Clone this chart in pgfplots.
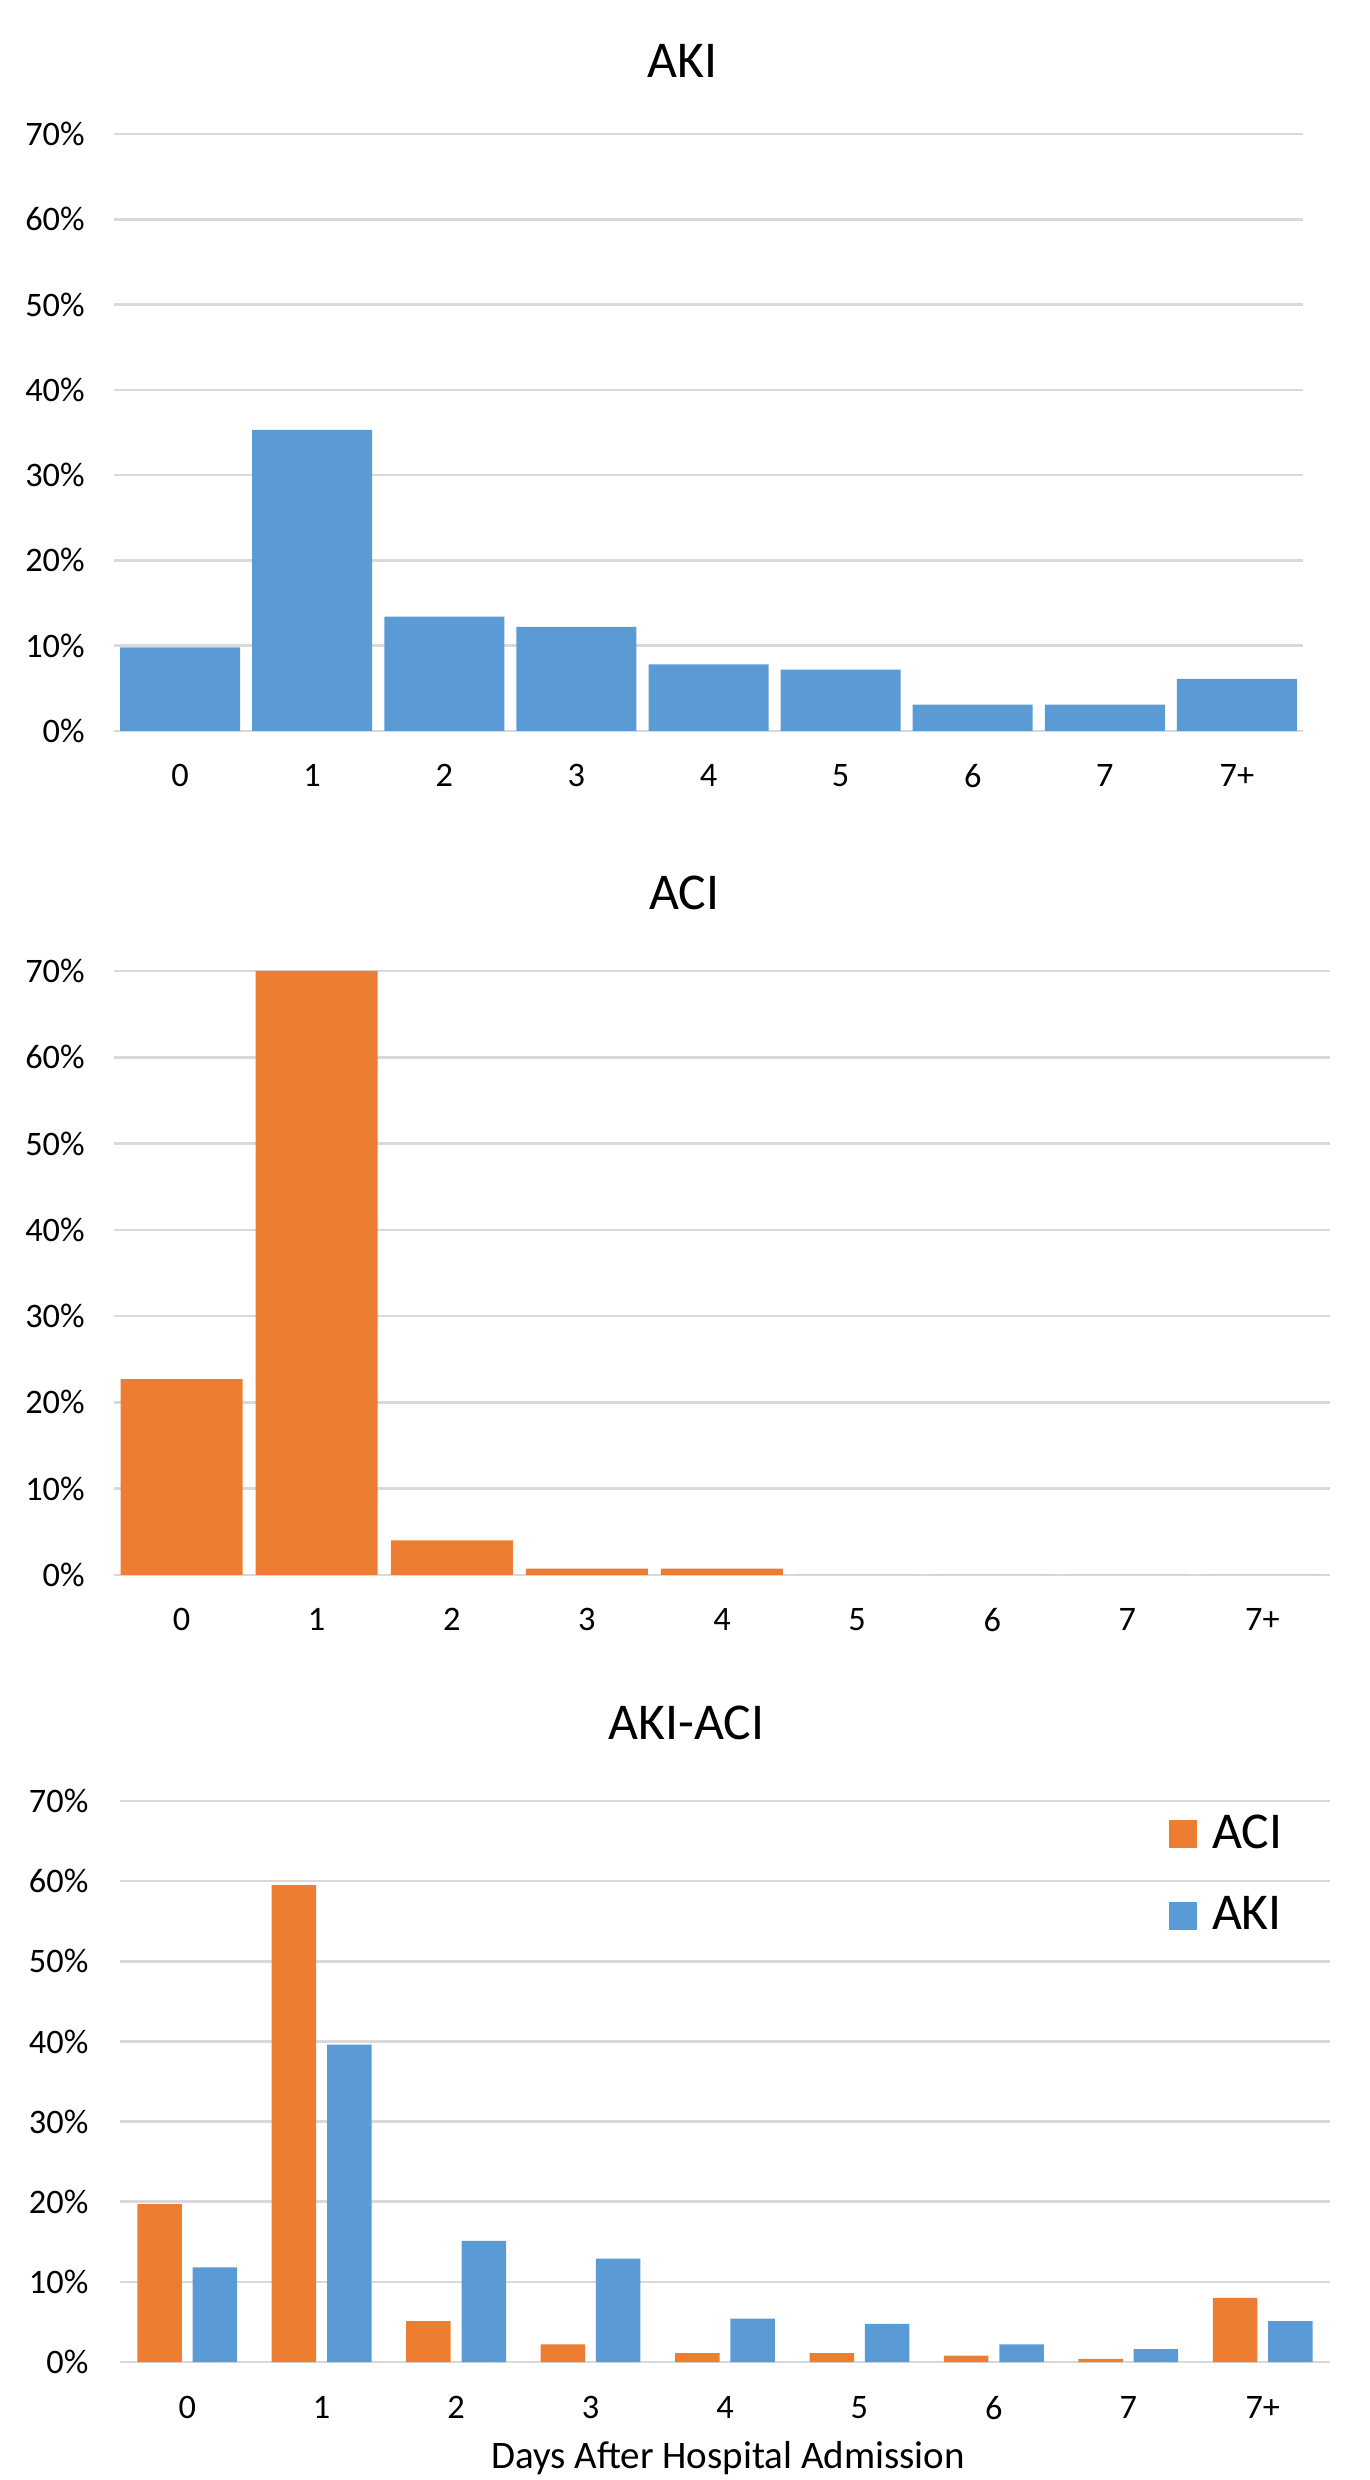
\documentclass[border=0pt]{standalone}
\usepackage{fontspec}
\setmainfont{Carlito}
\usepackage{pgfplots}
\pgfplotsset{compat=1.18}

\definecolor{xlblue}{HTML}{5B9BD5}
\definecolor{xlorange}{HTML}{ED7D31}
\definecolor{gridgray}{HTML}{D9D9D9}

\pgfplotsset{
  every axis title shift=0pt,
  panel/.style={
    scale only axis,
    anchor=south west,
    ybar,
    xmin=-0.5, xmax=8.5,
    ymin=0, ymax=70,
    xtick={0,...,8},
    xticklabels={0,1,2,3,4,5,6,7,7+},
    ytick={0,10,...,70},
    yticklabels={0\%,10\%,20\%,30\%,40\%,50\%,60\%,70\%},
    axis line style={draw=none},
    major tick length=0pt,
    ymajorgrids,
    grid style={color=gridgray, line width=0.8pt},
    tick label style={font=\fontsize{10.3}{12}\selectfont, inner sep=0pt},
    xticklabel style={anchor=north, yshift=-9.9pt},
    yticklabel style={anchor=east, xshift=-8.6pt},
    title style={font=\fontsize{15.5}{18}\selectfont, anchor=base},
  },
}

\begin{document}
\begin{tikzpicture}
\path[use as bounding box] (0pt,0pt) rectangle (410.7pt,744pt);

% AKI
\begin{axis}[panel,
  at={(34.2pt,524.7pt)}, width=356.7pt, height=179.1pt,
  bar width=36pt,
  title={AKI}, title style={at={(0.478,1.094)}}]
\addplot[fill=xlblue, draw=none] coordinates {
  (0,9.8) (1,35.3) (2,13.4) (3,12.2) (4,7.8) (5,7.2) (6,3.1) (7,3.1) (8,6.1)};
\end{axis}

% ACI
\begin{axis}[panel,
  at={(34.2pt,271.5pt)}, width=364.8pt, height=181.2pt,
  bar width=36.6pt,
  title={ACI}, title style={at={(0.469,1.1026)}}]
\addplot[fill=xlorange, draw=none] coordinates {
  (0,22.7) (1,70.0) (2,4.0) (3,0.74) (4,0.74) (5,0) (6,0) (7,0) (8,0)};
\end{axis}

% AKI-ACI
\begin{axis}[panel,
  at={(36pt,35.4pt)}, width=363pt, height=168.3pt,
  bar width=13.35pt,
  yticklabel style={xshift=-0.7pt},
  xticklabel style={yshift=-0.3pt},
  title={AKI-ACI}, title style={at={(0.468,1.109)}},
  xlabel={Days After Hospital Admission},
  xlabel style={at={(0.5025,-0.1907)}, anchor=base, font=\fontsize{11.7}{14}\selectfont},
  legend style={draw=none, fill=none, at={(0.961,0.977)}, anchor=north east,
    font=\fontsize{15.5}{18}\selectfont, inner sep=0pt, row sep=13pt, column sep=4.5pt,
    nodes={inner sep=0pt}},
  legend cell align=left,
  legend image code/.code={\fill[#1] (0pt,-4.2pt) rectangle (8.4pt,4.2pt);}]
\addplot[fill=xlorange, draw=none, bar shift=-8.3pt] coordinates {
  (0,19.7) (1,59.5) (2,5.1) (3,2.2) (4,1.1) (5,1.1) (6,0.8) (7,0.4) (8,8.0)};
\addplot[fill=xlblue, draw=none, bar shift=8.3pt] coordinates {
  (0,11.8) (1,39.6) (2,15.1) (3,12.9) (4,5.4) (5,4.75) (6,2.2) (7,1.6) (8,5.1)};
\legend{ACI,AKI}
\end{axis}
\end{tikzpicture}
\end{document}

== == ==

WRITTEN INSTRUCTION | Without including any pictures, reproduce the listing exactly.

RESULT OF THIS EXERCISE |
Clone this chart in pgfplots.
\documentclass[border=0pt]{standalone}
\usepackage{fontspec}
\setmainfont{Carlito}
\usepackage{pgfplots}
\pgfplotsset{compat=1.18}

\definecolor{xlblue}{HTML}{5B9BD5}
\definecolor{xlorange}{HTML}{ED7D31}
\definecolor{gridgray}{HTML}{D9D9D9}

\pgfplotsset{
  every axis title shift=0pt,
  panel/.style={
    scale only axis,
    anchor=south west,
    ybar,
    xmin=-0.5, xmax=8.5,
    ymin=0, ymax=70,
    xtick={0,...,8},
    xticklabels={0,1,2,3,4,5,6,7,7+},
    ytick={0,10,...,70},
    yticklabels={0\%,10\%,20\%,30\%,40\%,50\%,60\%,70\%},
    axis line style={draw=none},
    major tick length=0pt,
    ymajorgrids,
    grid style={color=gridgray, line width=0.8pt},
    tick label style={font=\fontsize{10.3}{12}\selectfont, inner sep=0pt},
    xticklabel style={anchor=north, yshift=-9.9pt},
    yticklabel style={anchor=east, xshift=-8.6pt},
    title style={font=\fontsize{15.5}{18}\selectfont, anchor=base},
  },
}

\begin{document}
\begin{tikzpicture}
\path[use as bounding box] (0pt,0pt) rectangle (410.7pt,744pt);

% AKI
\begin{axis}[panel,
  at={(34.2pt,524.7pt)}, width=356.7pt, height=179.1pt,
  bar width=36pt,
  title={AKI}, title style={at={(0.478,1.094)}}]
\addplot[fill=xlblue, draw=none] coordinates {
  (0,9.8) (1,35.3) (2,13.4) (3,12.2) (4,7.8) (5,7.2) (6,3.1) (7,3.1) (8,6.1)};
\end{axis}

% ACI
\begin{axis}[panel,
  at={(34.2pt,271.5pt)}, width=364.8pt, height=181.2pt,
  bar width=36.6pt,
  title={ACI}, title style={at={(0.469,1.1026)}}]
\addplot[fill=xlorange, draw=none] coordinates {
  (0,22.7) (1,70.0) (2,4.0) (3,0.74) (4,0.74) (5,0) (6,0) (7,0) (8,0)};
\end{axis}

% AKI-ACI
\begin{axis}[panel,
  at={(36pt,35.4pt)}, width=363pt, height=168.3pt,
  bar width=13.35pt,
  yticklabel style={xshift=-0.7pt},
  xticklabel style={yshift=-0.3pt},
  title={AKI-ACI}, title style={at={(0.468,1.109)}},
  xlabel={Days After Hospital Admission},
  xlabel style={at={(0.5025,-0.1907)}, anchor=base, font=\fontsize{11.7}{14}\selectfont},
  legend style={draw=none, fill=none, at={(0.961,0.977)}, anchor=north east,
    font=\fontsize{15.5}{18}\selectfont, inner sep=0pt, row sep=13pt, column sep=4.5pt,
    nodes={inner sep=0pt}},
  legend cell align=left,
  legend image code/.code={\fill[#1] (0pt,-4.2pt) rectangle (8.4pt,4.2pt);}]
\addplot[fill=xlorange, draw=none, bar shift=-8.3pt] coordinates {
  (0,19.7) (1,59.5) (2,5.1) (3,2.2) (4,1.1) (5,1.1) (6,0.8) (7,0.4) (8,8.0)};
\addplot[fill=xlblue, draw=none, bar shift=8.3pt] coordinates {
  (0,11.8) (1,39.6) (2,15.1) (3,12.9) (4,5.4) (5,4.75) (6,2.2) (7,1.6) (8,5.1)};
\legend{ACI,AKI}
\end{axis}
\end{tikzpicture}
\end{document}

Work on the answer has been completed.